“Everybody came together during the chaos”
Debera Willis was returning to her home in Ashcroft on a beautiful summer day in July 2017 when she was stopped by a police barricade. The whole town was being evacuated because of the wildfires, an RCMP officer told her, and she was not permitted to return home.
$20,000donated by BCNU for wildfire recovery efforts
“I said, ‘I’m a nurse, I have a dog in my house, I’ll come right back out.’ And the officer told me no, I couldn’t go home,” Willis recalls. “That’s when I realized I only had the clothes on my back.”
Willis, who currently works in acute care at East Kootenay Regional Hospital, was working at Ashcroft’s long-term care facility Jackson House at the time of the fires. Pulling over to the side of the road she called her manager, who told her patients were being relocated to two long-term care homes (Gillis House and The Florentine) in the nearby town of Merritt.
Willis immediately turned the car around and headed towards her patients, beginning a 12-hour night shift in Merritt just hours after learning of the fires. She and her colleagues had no idea if their houses — or the town of Ashcroft — would still be standing when they returned home.

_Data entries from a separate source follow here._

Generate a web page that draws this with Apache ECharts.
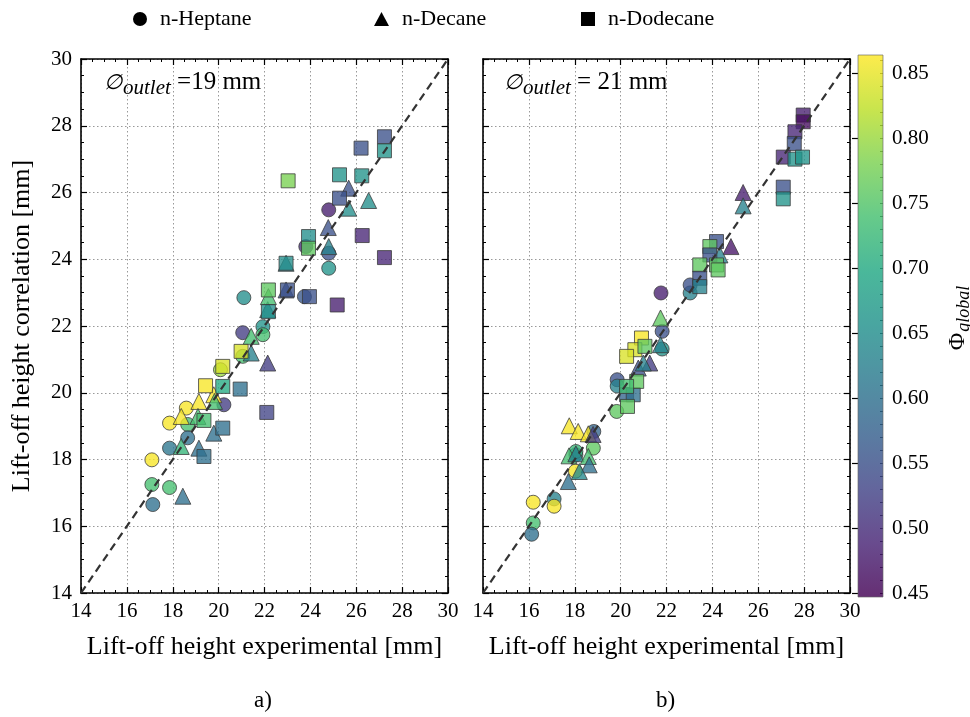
<!DOCTYPE html>
<html>
<head>
<meta charset="utf-8">
<script src="https://cdn.jsdelivr.net/npm/echarts@6/dist/echarts.min.js"></script>
<style>
html,body{margin:0;padding:0;background:#fff;}
#chart{width:970px;height:717px;}
</style>
</head>
<body>
<div id="chart"></div>
<script>
// ---------------- DATA ----------------
// [experimental, correlation, phi_global]
const leftHeptane = [
  [17.13,16.65,0.60],[17.09,17.25,0.74],[17.09,17.99,0.86],[17.86,17.16,0.74],
  [17.86,18.34,0.61],[17.86,19.09,0.86],[18.59,19.54,0.86],[18.65,19.05,0.74],
  [18.65,18.65,0.60],[20.23,19.64,0.52],[20.08,20.69,0.80],[21.05,21.09,0.74],
  [21.10,22.85,0.65],[21.05,21.80,0.52],[21.93,21.98,0.66],[21.93,21.74,0.74],
  [23.74,22.88,0.56],[23.80,24.38,0.50],[24.80,25.48,0.48],[24.80,23.73,0.66],
  [24.80,24.18,0.55]
];
const leftDecane = [
  [18.44,16.90,0.60],[18.37,18.39,0.72],[19.14,18.34,0.60],[19.79,18.79,0.60],
  [18.37,19.29,0.86],[19.14,19.74,0.86],[19.79,19.94,0.86],[19.10,19.29,0.74],
  [19.82,19.74,0.74],[21.42,21.19,0.63],[22.14,20.89,0.52],[21.42,21.69,0.74],
  [22.14,22.49,0.66],[22.17,22.88,0.74],[22.94,23.08,0.55],[22.94,23.88,0.63],
  [24.78,24.95,0.55],[24.80,24.38,0.63],[25.67,26.13,0.55],[25.67,25.53,0.65],
  [26.54,25.76,0.65]
];
const leftDodecane = [
  [19.43,20.21,0.86],[19.36,19.17,0.74],[19.36,18.09,0.60],[20.18,20.79,0.84],
  [20.18,20.19,0.70],[20.18,18.94,0.60],[20.94,20.11,0.60],[22.10,19.41,0.53],
  [20.98,21.24,0.84],[22.17,23.08,0.76],[22.17,22.43,0.65],[23.00,23.08,0.55],
  [22.94,23.88,0.65],[23.92,24.68,0.65],[23.92,24.33,0.76],[23.96,22.88,0.55],
  [23.03,26.35,0.78],[25.27,26.53,0.66],[26.21,27.33,0.55],[27.23,27.67,0.55],
  [27.23,27.25,0.66],[26.24,26.50,0.66],[25.27,25.83,0.55],[26.26,24.71,0.49],
  [27.23,24.05,0.49],[25.17,22.63,0.48]
];
const rightHeptane = [
  [16.19,16.72,0.86],[16.19,16.10,0.74],[16.12,15.76,0.60],[17.10,16.82,0.63],
  [17.10,16.60,0.86],[18.03,17.65,0.86],[18.05,18.14,0.65],[18.05,18.24,0.72],
  [18.81,18.34,0.76],[18.83,18.84,0.58],[19.83,19.44,0.76],[19.85,20.39,0.55],
  [19.85,20.20,0.63],[21.76,22.99,0.48],[21.81,21.84,0.55],[21.81,21.31,0.66],
  [23.03,22.99,0.63],[23.03,23.23,0.55]
];
const rightDecane = [
  [17.76,19.01,0.86],[18.15,18.84,0.86],[18.59,18.77,0.86],[18.80,18.75,0.52],
  [17.75,18.11,0.74],[18.05,18.17,0.63],[18.59,18.09,0.74],[18.63,17.84,0.60],
  [18.20,17.64,0.64],[17.72,17.34,0.60],[21.74,22.24,0.76],[21.74,21.44,0.63],
  [20.77,20.74,0.55],[21.27,20.89,0.52],[20.99,20.89,0.63],[25.34,26.00,0.48],
  [25.34,25.60,0.63],[24.81,24.38,0.47],[24.33,24.13,0.63]
];
const rightDodecane = [
  [27.96,28.32,0.48],[27.96,28.12,0.46],[27.60,27.82,0.49],[27.57,27.47,0.55],
  [27.09,27.06,0.49],[27.60,27.00,0.66],[27.93,27.06,0.66],[27.09,26.16,0.55],
  [27.09,25.81,0.66],[24.18,24.53,0.55],[23.89,24.38,0.76],[23.89,24.13,0.55],
  [23.45,23.83,0.76],[24.18,23.83,0.76],[24.25,23.68,0.76],[23.45,23.43,0.55],
  [23.45,23.18,0.63],[20.91,21.64,0.86],[20.62,21.29,0.84],[20.26,21.09,0.84],
  [21.06,21.39,0.76],[20.26,19.94,0.58],[20.55,19.94,0.60],[20.70,20.34,0.76],
  [20.26,20.19,0.74],[20.30,19.59,0.76]
];
const diagonal = [[14,14],[30,30]];
const axisMin = 14, axisMax = 30, axisStep = 2;
const cMin = 0.447, cMax = 0.864;
const cbarTicks = [0.45,0.50,0.55,0.60,0.65,0.70,0.75,0.80,0.85];
const fuels = ['n-Heptane','n-Decane','n-Dodecane'];
const panelTitles = ['19 mm','21 mm'];
const xName = 'Lift-off height experimental [mm]';
const yName = 'Lift-off height correlation [mm]';
// --------------------------------------

const viridis = ['#440154','#482475','#414487','#355f8d','#2a788e','#21918c','#22a884','#44bf70','#7ad151','#bddf26','#fde725'];
const FONT = 'Liberation Serif';
const TICK_FS = 21, NAME_FS = 26;
const cbarMinor = [];
for (let v = 45; v <= 86; v++) cbarMinor.push(v / 100);

const chart = echarts.init(document.getElementById('chart'), null, {renderer:'canvas'});

function mainX(gi) {
  return {
    type:'value', gridIndex:gi, min:axisMin, max:axisMax, interval:axisStep,
    position:'bottom',
    name: xName, nameLocation:'middle', nameGap:41,
    nameTextStyle:{fontFamily:FONT, fontSize:NAME_FS, color:'#000'},
    axisLine:{show:true, onZero:false, lineStyle:{color:'#000', width:1.6}},
    axisTick:{show:true, inside:true, length:6, lineStyle:{color:'#000', width:1.2}},
    minorTick:{show:true, splitNumber:4, length:3, lineStyle:{color:'#000', width:1}},
    axisLabel:{show:true, fontFamily:FONT, fontSize:TICK_FS, color:'#000', margin:8},
    splitLine:{show:true, lineStyle:{color:'#999', type:[1.5,2.5], width:1}}
  };
}
function mirrorX(gi) {
  return {
    type:'value', gridIndex:gi, min:axisMin, max:axisMax, interval:axisStep,
    position:'top',
    axisLine:{show:true, onZero:false, lineStyle:{color:'#000', width:1.6}},
    axisTick:{show:true, inside:true, length:6, lineStyle:{color:'#000', width:1.2}},
    minorTick:{show:true, splitNumber:4, length:3, lineStyle:{color:'#000', width:1}},
    axisLabel:{show:false}, splitLine:{show:false}
  };
}
function mainY(gi, showLabels) {
  return {
    type:'value', gridIndex:gi, min:axisMin, max:axisMax, interval:axisStep,
    position:'left',
    name: showLabels ? yName : '', nameLocation:'middle', nameGap:46,
    nameTextStyle:{fontFamily:FONT, fontSize:NAME_FS, color:'#000'},
    axisLine:{show:true, onZero:false, lineStyle:{color:'#000', width:1.6}},
    axisTick:{show:true, inside:true, length:6, lineStyle:{color:'#000', width:1.2}},
    minorTick:{show:true, splitNumber:4, length:3, lineStyle:{color:'#000', width:1}},
    axisLabel:{show:showLabels, fontFamily:FONT, fontSize:TICK_FS, color:'#000', margin:9},
    splitLine:{show:true, lineStyle:{color:'#999', type:[1.5,2.5], width:1}}
  };
}
function mirrorY(gi) {
  return {
    type:'value', gridIndex:gi, min:axisMin, max:axisMax, interval:axisStep,
    position:'right',
    axisLine:{show:true, onZero:false, lineStyle:{color:'#000', width:1.6}},
    axisTick:{show:true, inside:true, length:6, lineStyle:{color:'#000', width:1.2}},
    minorTick:{show:true, splitNumber:4, length:3, lineStyle:{color:'#000', width:1}},
    axisLabel:{show:false}, splitLine:{show:false}
  };
}

const symbols = ['circle','triangle','rect'];
const sizes = [14, 16, 14];
const panelData = [[leftHeptane,leftDecane,leftDodecane],[rightHeptane,rightDecane,rightDodecane]];

const series = [];
panelData.forEach((sets, p) => {
  sets.forEach((d, f) => {
    series.push({
      type:'scatter', name:fuels[f], xAxisIndex:p*2, yAxisIndex:p*2,
      data:d, symbol:symbols[f], symbolSize:sizes[f],
      itemStyle:{opacity:0.78, borderColor:'#3a3a3a', borderWidth:1},
      emphasis:{disabled:true}, z:2
    });
  });
});
const scatterCount = series.length;
[0,1].forEach(p => {
  series.push({
    type:'line', xAxisIndex:p*2, yAxisIndex:p*2, data:diagonal,
    symbol:'none', silent:true, z:5,
    lineStyle:{color:'#333', width:2.2, type:[8,5]}
  });
});
// colour bar
const stops = viridis.map((c,i) => ({offset:i/(viridis.length-1), color:c}));
series.push({
  type:'custom', xAxisIndex:4, yAxisIndex:4, silent:true,
  data:[[0,cMin]],
  renderItem:(params, api) => {
    const p0 = api.coord([0, cMax]);
    const p1 = api.coord([1, cMin]);
    return {
      type:'rect',
      shape:{x:p0[0], y:p0[1], width:p1[0]-p0[0], height:p1[1]-p0[1]},
      style:{fill:new echarts.graphic.LinearGradient(0,1,0,0,stops), opacity:0.82, stroke:'#666', lineWidth:0.8}
    };
  }
});

const richAnn = (val) => ({
  type:'text',
  style:{
    text:'{a|∅}{b|outlet}{c|' + val + '}',
    rich:{
      a:{fontFamily:FONT, fontSize:21, fill:'#000', fontStyle:'italic', padding:[2,0,0,0]},
      b:{fontFamily:FONT, fontSize:21, fill:'#000', fontStyle:'italic', padding:[12,0,0,1]},
      c:{fontFamily:FONT, fontSize:25, fill:'#000'}
    }
  }
});

const option = {
  animation:false,
  backgroundColor:'#fff',
  grid:[
    {left:81, top:59, width:367, height:534},
    {left:483, top:59, width:367, height:534},
    {left:858, top:55, width:25, height:542}
  ],
  xAxis:[
    mainX(0), mirrorX(0), mainX(1), mirrorX(1),
    {type:'value', gridIndex:2, min:0, max:1, show:false}
  ],
  yAxis:[
    mainY(0,true), mirrorY(0), mainY(1,false), mirrorY(1),
    {type:'value', gridIndex:2, min:cMin, max:cMax, position:'right',
     axisLine:{show:false},
     axisTick:{show:true, inside:true, length:6, customValues:cbarTicks, lineStyle:{color:'#000', width:1.2}},
     axisLabel:{show:true, customValues:cbarTicks, fontFamily:FONT, fontSize:TICK_FS, color:'#000', margin:9,
                formatter:(v)=>Number(v).toFixed(2)},
     splitLine:{show:false}},
    {type:'value', gridIndex:2, min:cMin, max:cMax, position:'right',
     axisLine:{show:false},
     axisTick:{show:true, inside:true, length:3, customValues:cbarMinor, lineStyle:{color:'#000', width:1}},
     axisLabel:{show:false}, splitLine:{show:false}}
  ],
  visualMap:{
    type:'continuous', show:false, min:cMin, max:cMax, dimension:2,
    seriesIndex:Array.from({length:scatterCount},(_,i)=>i),
    inRange:{color:viridis}
  },
  legend: fuels.map((name, i) => ({
    data:[{name:name, icon:symbols[i]}],
    left:[133, 374, 581][i], top:8, padding:0,
    itemWidth:i===1?15:14, itemHeight:14, itemGap:0,
    itemStyle:{color:'#000', borderWidth:0, opacity:1},
    textStyle:{fontFamily:FONT, fontSize:22, color:'#000', padding:[0,0,0,8]},
    selectedMode:false
  })),
  series:series,
  graphic:[
    Object.assign(richAnn(' =' + panelTitles[0]), {left:104, top:70}),
    Object.assign(richAnn(' = ' + panelTitles[1]), {left:504, top:70}),
    {type:'text', left:254, top:689, style:{text:'a)', fontFamily:FONT, fontSize:23, fill:'#000'}},
    {type:'text', left:656, top:689, style:{text:'b)', fontFamily:FONT, fontSize:23, fill:'#000'}},
    {type:'text', x:958, y:318, rotation:Math.PI/2,
     style:{text:'{a|Φ}{b|global}', align:'center', verticalAlign:'middle',
       rich:{a:{fontFamily:FONT, fontSize:24, fill:'#000'},
             b:{fontFamily:FONT, fontSize:18, fontStyle:'italic', fill:'#000', padding:[12,0,0,1]}}}}
  ]
};
chart.setOption(option);
</script>
</body>
</html>
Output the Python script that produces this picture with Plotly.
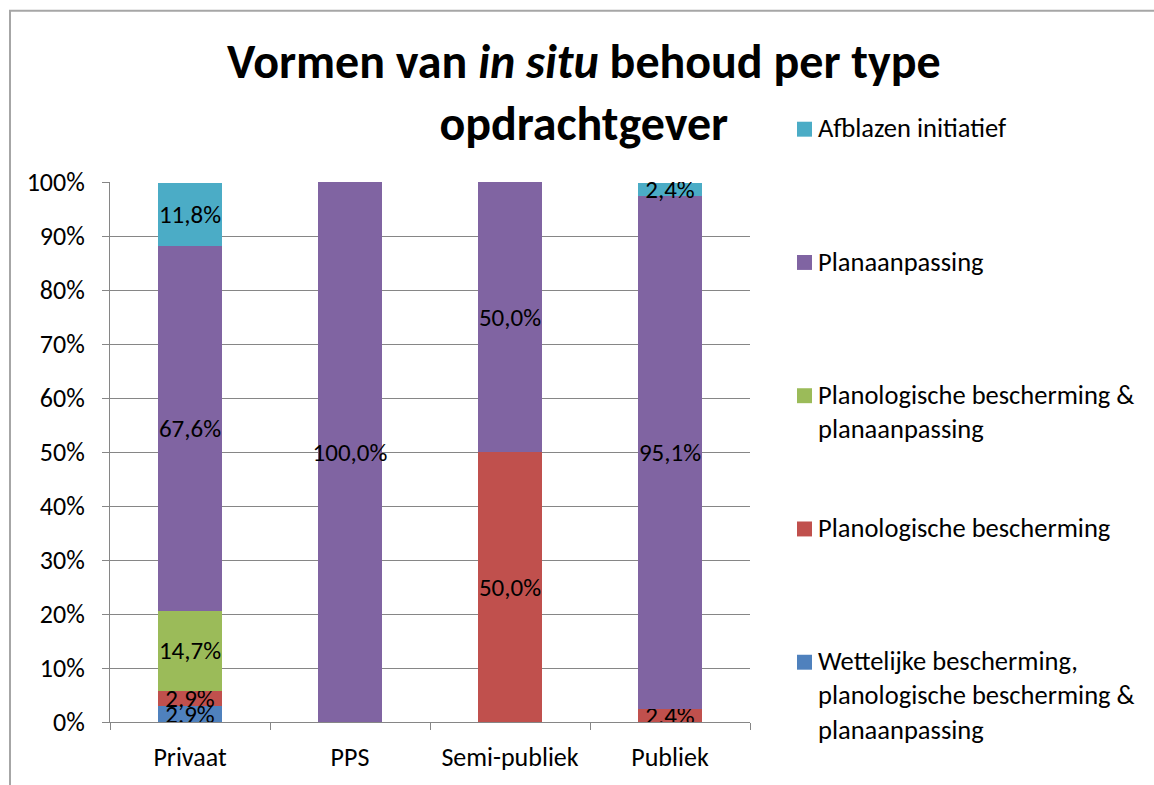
import plotly.graph_objects as go

categories = ["Privaat", "PPS", "Semi-publiek", "Publiek"]
series_names = [
    "Wettelijke bescherming,<br>planologische bescherming &<br>planaanpassing",
    "Planologische bescherming",
    "Planologische bescherming &<br>planaanpassing",
    "Planaanpassing",
    "Afblazen initiatief",
]
wettelijke = [0.029, None, None, None]
planologisch = [0.029, None, 0.50, 0.024]
planologisch_plan = [0.147, None, None, None]
planaanpassing = [0.676, 1.0, 0.50, 0.951]
afblazen = [0.118, None, None, 0.024]
series_values = [wettelijke, planologisch, planologisch_plan, planaanpassing, afblazen]
colors = ["#4F81BD", "#C0504D", "#9BBB59", "#8064A2", "#4BACC6"]
y_ticks = [i / 10 for i in range(11)]

FONT = "Carlito, Lato, sans-serif"
W, H = 1154, 785
PL, PR, PT, PB = 110, 750, 182, 724


def px(x):
    return (x - PL) / (PR - PL)


def py(y):
    return (PB - y) / (PB - PT)


fig = go.Figure()
for name, vals, col in zip(series_names, series_values, colors):
    fig.add_trace(go.Bar(
        x=categories, y=vals, name=name, marker=dict(color=col, line=dict(width=0)),
        texttemplate="%{y:.1%}", textposition="inside", insidetextanchor="middle",
        textangle=0, textfont=dict(color="black", size=25, family=FONT),
        constraintext="none", showlegend=False, width=0.4,
    ))

shapes = [dict(type="rect", xref="paper", yref="paper", x0=px(10), x1=px(1170),
               y0=py(800), y1=py(10), line=dict(color="#A6A6A6", width=2), layer="below")]
annotations = [dict(
    text="<b>Vormen van <i>in situ</i> behoud per type<br>opdrachtgever</b>",
    xref="paper", yref="paper", x=px(584), y=py(92), xanchor="center", yanchor="middle",
    showarrow=False, font=dict(size=48, family=FONT, color="black"), align="center",
)]
legend_order = [4, 3, 2, 1, 0]
for i, k in enumerate(legend_order):
    yc = 129 + i * 133.75
    shapes.append(dict(type="rect", xref="paper", yref="paper", x0=px(797), x1=px(812),
                       y0=py(yc + 7.5), y1=py(yc - 7.5), fillcolor=colors[k], line=dict(width=0)))
    annotations.append(dict(
        text=series_names[k], xref="paper", yref="paper", x=px(816), y=py(yc - 19),
        xanchor="left", yanchor="top", align="left", showarrow=False,
        font=dict(size=26.5, family=FONT, color="black"),
    ))

fig.update_layout(
    barmode="stack", width=W, height=H, separators=",.",
    margin=dict(l=PL, r=W - PR, t=PT, b=H - PB),
    plot_bgcolor="white", paper_bgcolor="white",
    font=dict(family=FONT, size=25, color="black"),
    uniformtext=dict(minsize=25, mode="show"),
    shapes=shapes, annotations=annotations, showlegend=False,
    xaxis=dict(showline=True, linecolor="#868686", linewidth=1, ticks="outside",
               tickson="boundaries", ticklen=7, tickcolor="#868686",
               tickfont=dict(size=26, family=FONT), ticklabelstandoff=12),
    yaxis=dict(range=[0, 1], tickvals=y_ticks, tickformat=".0%", showline=True,
               linecolor="#868686", linewidth=1, ticks="outside", ticklen=7,
               tickcolor="#868686", showgrid=True, gridcolor="#868686", gridwidth=1,
               tickfont=dict(size=26, family=FONT), zeroline=False, ticklabelstandoff=12),
)
fig.write_html("out.html", config={"displayModeBar": False},
               post_script="document.body.style.margin='0px';")
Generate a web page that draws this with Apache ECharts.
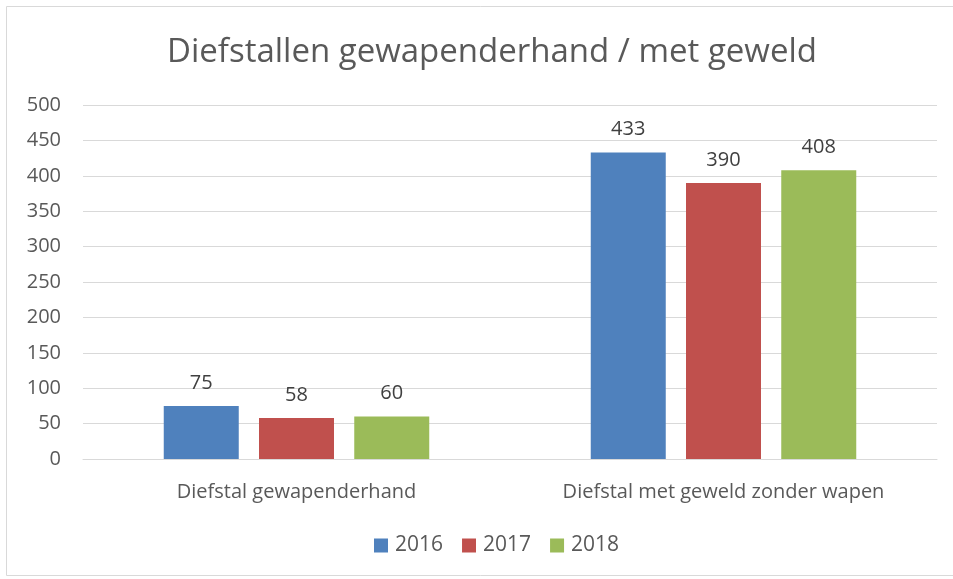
<!DOCTYPE html>
<html>
<head>
<meta charset="utf-8">
<script src="https://cdn.jsdelivr.net/npm/echarts@6/dist/echarts.min.js"></script>
<style>
  html, body { margin: 0; padding: 0; background: #fff; }
  #chart { width: 953px; height: 579px; }
</style>
</head>
<body>
<div id="chart"></div>
<script>
  // categories and yearly counts
  const categories = ['Diefstal gewapenderhand', 'Diefstal met geweld zonder wapen'];
  const years = ['2016', '2017', '2018'];
  const values2016 = [75, 433];
  const values2017 = [58, 390];
  const values2018 = [60, 408];
  const colors = ['#4F81BD', '#C0504D', '#9BBB59'];

  const font = 'Open Sans';
  const chart = echarts.init(document.getElementById('chart'));

  let seriesData = [values2016, values2017, values2018];
  let series = years.map((y, i) => ({
    name: y,
    type: 'bar',
    data: seriesData[i],
    barWidth: 75,
    barGap: '27%',
    itemStyle: { color: colors[i] },
    label: {
      show: true,
      position: 'top',
      distance: 13,
      color: '#404040',
      fontFamily: font,
      fontSize: 20
    }
  }));

  // the chart frame runs past the right edge, so title and legend sit a bit right of centre
  let option = {
    animation: false,
    color: colors,
    graphic: [{
      type: 'rect',
      shape: { x: 6.5, y: 6.5, width: 960, height: 569 },
      style: { fill: 'none', stroke: '#d9d9d9', lineWidth: 1 }
    }],
    title: {
      text: 'Diefstallen gewapenderhand / met geweld',
      left: 162,
      top: 31,
      textStyle: { fontFamily: font, fontSize: 33, fontWeight: 'normal', color: '#595959' }
    },
    legend: {
      data: years,
      bottom: 18,
      left: 369,
      itemWidth: 14,
      itemHeight: 14,
      itemGap: 19,
      icon: 'rect',
      textStyle: { fontFamily: font, fontSize: 21, color: '#595959', padding: [0, 0, 0, 2] }
    },
    grid: { left: 83, right: 16, top: 105, bottom: 120 },
    xAxis: {
      type: 'category',
      data: categories,
      axisTick: { show: false },
      axisLine: { lineStyle: { color: '#d9d9d9' } },
      axisLabel: { fontFamily: font, fontSize: 20, color: '#595959', margin: 23 }
    },
    yAxis: {
      type: 'value',
      min: 0,
      max: 500,
      interval: 50,
      axisLine: { show: false },
      axisTick: { show: false },
      splitLine: { lineStyle: { color: '#d9d9d9', width: 1 } },
      axisLabel: { fontFamily: font, fontSize: 20, color: '#595959', margin: 22 }
    },
    series: series
  };
  chart.setOption(option);
</script>
</body>
</html>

“We were constantly wondering if there was going to be anything to go home to,” she said. “But I knew I had to be there helping, because people needed me. We wanted to create a semblance of home for our patients — at the end of the day, that’s what nurses do.”
“We were constantly wondering if there was going to be anything to go home to. But I knew I had to be there helping, because people needed me. We wanted to create a semblance of home for our patients — at the end of the day, that’s what nurses do.”
Willis and her colleagues moved into the Ramada Inn and dove into their work. Many of their patients had families who were trapped behind the fire line and unable to visit, so the nurses did their best to reassure patients that everyone was safe.
“There’s a caring trait that brings people into nursing, and that helped us move forward during the fires because there were so many people less fortunate than us,” she says. “It was about creating a safe haven, and trying to remain positive so patients could see the little bits of goodness every day.”
The support of her colleagues and the BCNU was extremely important during the summer of fires, Willis says, noting she was the professional responsibility advocate on her region’s executive at the time. When some of the nurses became exhausted and sick, their co-workers nursed them back to health. When someone was having a particularly tough day, the other nurses would do their best to support them, she reports.
“BCNU –members — and all the nurses out there — stood strong together,” she says. “We shared food, we shared laughs, we shared tears. I learned a lot about strength and character, and I think we stood together because we all genuinely care.”
After two weeks the wildfire evacuation was lifted, and Ashcroft residents were permitted to return home. Many houses — and much of the pristine nature the town is known for — was destroyed, but soon the regeneration began.
“Watching the rebirth that happened after all the destruction was unbelievable: the grass and the trees started coming back, the birds flew home to re-build their nests,” Willis recalls. “Our residents also flourished once they got back and settled in — that was huge. Everybody came together during the chaos of the wildfires, and it was amazing to see that happen.”